Il faut dire que l'habitat menaçant ruine représente une composante importante du paysage urbain de la région du Grand Casablanca. Cette dernière recense, selon les statistiques de 2004, 50 % des vieilles bâtisses du Maroc. Au niveau de la préfecture d'arrondissements Mers Sultan-El Fida, on recense 65 % de maisons vétustes de la ville. On y trouve toujours des personnes qui louent des logements dégradés à 20 DH par mois. Selon Said Housbane, 1 246 maisons au niveau de cette préfecture risquent de s'effondrer. D'après l'Inspection régionale de l'habitat, de l'urbanisme et de l'aménagement de l'espace du Grand Casablanca, 70 000 ménages casablancais habitent dans l'habitat vétuste (HV) et menaçant ruine (HMR) dont 93 % sont localisés dans les préfectures d'arrondissements de Casa-Anfa et Mers Sultan-El Fida. En ignorant les vieilles bâtisses qui risquent de s'effondrer à tout moment, on ne traite qu'un seul côté de l'habitat insalubre. Il faudrait non seulement procéder au recensement de ces constructions, mais aussi de reloger les habitants», affirme Said Housbane. Néanmoins, sans une intervention de l'État et des partenaires privés, cette situation peut encore durer au risque de voir d'autres personnes y laisser leurs vies.

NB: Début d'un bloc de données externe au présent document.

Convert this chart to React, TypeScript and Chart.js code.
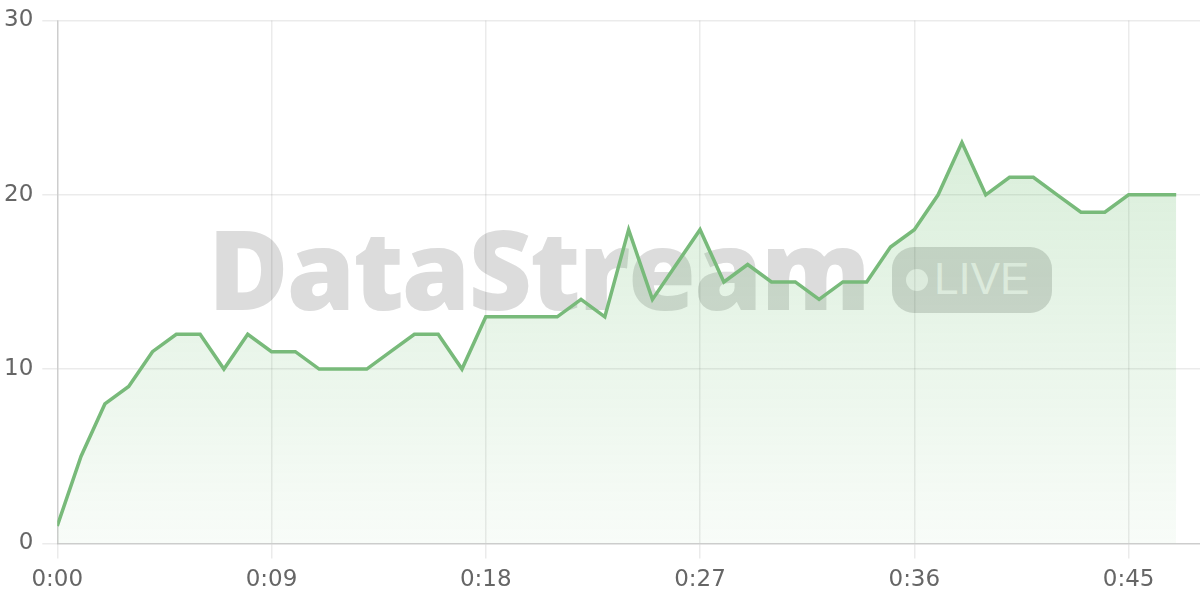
import React, { useEffect, useRef } from "react";
import { Chart, registerables } from "chart.js";

Chart.register(...registerables);

const seconds = [
  0, 1, 2, 3, 4, 5, 6, 7, 8, 9, 10, 11, 12, 13, 14, 15, 16, 17, 18, 19, 20, 21, 22, 23,
  24, 25, 26, 27, 28, 29, 30, 31, 32, 33, 34, 35, 36, 37, 38, 39, 40, 41, 42, 43, 44, 45, 46, 47,
];
const values = [
  1, 5, 8, 9, 11, 12, 12, 10, 12, 11, 11, 10, 10, 10, 11, 12, 12, 10, 13, 13, 13, 13, 14, 13,
  18, 14, 16, 18, 15, 16, 15, 15, 14, 15, 15, 17, 18, 20, 23, 20, 21, 21, 20, 19, 19, 20, 20, 20,
];
const xMax = 48;
const xStep = 9;
const yMax = 30;
const yStep = 10;
const watermarkTitle = "DataStream";
const watermarkBadge = "LIVE";

const fmt = (v: number) => `${Math.floor(v / 60)}:${String(v % 60).padStart(2, "0")}`;

export default function App() {
  const ref = useRef<HTMLCanvasElement | null>(null);

  useEffect(() => {
    document.body.style.margin = "0";
    const canvas = ref.current;
    if (!canvas) return;
    const chart = new Chart(canvas, {
      type: "line",
      data: {
        datasets: [
          {
            data: seconds.map((s, i) => ({ x: s, y: values[i] })),
            borderColor: "rgb(120,186,122)",
            borderWidth: 3.5,
            pointRadius: 0,
            tension: 0,
            fill: "origin",
            backgroundColor: (ctx: any) => {
              const { chart } = ctx;
              const area = chart.chartArea;
              if (!area) return "rgba(76,175,80,0.1)";
              const g = chart.ctx.createLinearGradient(0, area.top, 0, area.bottom);
              g.addColorStop(0, "rgba(76,175,80,0.26)");
              g.addColorStop(1, "rgba(76,175,80,0.04)");
              return g;
            },
          },
        ],
      },
      options: {
        animation: false,
        responsive: false,
        layout: { padding: { left: -5, top: 0, right: 0, bottom: -2 } },
        plugins: { legend: { display: false }, tooltip: { enabled: false } },
        scales: {
          x: {
            type: "linear",
            min: 0,
            max: xMax,
            grid: { color: "rgba(0,0,0,0.08)", tickLength: 15, lineWidth: 1.5 },
            border: { color: "rgba(0,0,0,0.13)", width: 1.5 },
            ticks: {
              stepSize: xStep,
              includeBounds: false,
              padding: 8,
              color: "#666",
              font: { family: "DejaVu Sans", size: 23 },
              callback: (v: any) => fmt(Number(v)),
              maxRotation: 0,
            },
          },
          y: {
            min: 0,
            max: yMax,
            grid: { color: "rgba(0,0,0,0.08)", tickLength: 15, lineWidth: 1.5 },
            border: { color: "rgba(0,0,0,0.13)", width: 1.5 },
            ticks: {
              stepSize: yStep,
              padding: 9,
              color: "#666",
              font: { family: "DejaVu Sans", size: 23, lineHeight: 1.0 },
            },
          },
        },
      },
    });
    return () => chart.destroy();
  }, []);

  return (
    <div style={{ position: "fixed", left: 0, top: 0, width: 1200, height: 600, background: "#fff" }}>
      <div
        style={{
          position: "absolute",
          left: 208,
          top: 212,
          fontFamily: "'Open Sans', 'Liberation Sans', sans-serif",
          fontWeight: 800,
          fontSize: 110,
          lineHeight: "110px",
          color: "#dcdcdc",
          whiteSpace: "nowrap",
          letterSpacing: -2,
        }}
      >
        {watermarkTitle}
      </div>
      <div
        style={{
          position: "absolute",
          left: 892,
          top: 247,
          width: 160,
          height: 66,
          borderRadius: 22,
          background: "#d9d9d9",
        }}
      >
        <div
          style={{
            position: "absolute",
            left: 14,
            top: 22,
            width: 22,
            height: 22,
            borderRadius: 11,
            background: "rgba(255,255,255,0.75)",
          }}
        />
        <div
          style={{
            position: "absolute",
            left: 42,
            top: 10,
            fontFamily: "'Liberation Sans', Arial, sans-serif",
            fontSize: 44,
            lineHeight: "44px",
            color: "rgba(255,255,255,0.75)",
            whiteSpace: "nowrap",
          }}
        >
          {watermarkBadge}
        </div>
      </div>
      <canvas ref={ref} width={1200} height={600} style={{ position: "absolute", left: 0, top: 0 }} />
    </div>
  );
}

Des élus de Casablanca appellent au recensement des biens de la ville et à la révision des contrats de bail afin d’avoir une idée précise sur ce type de recettes. Une révision des cahiers des charges gérant les dérogations au profit des promoteurs immobiliers s’impose également. Les conseillers de la ville voudraient réorganiser la gestion des propriétés de Casablanca. Pour eux, ces biens peuvent générer d’importantes ressources financières ou du moins servir au relogement des victimes de sinistres.
Cependant, cette mission s’avère assez difficile pour l’instant. D’autant qu’aucune réponse ne leur a été donnée à ce propos.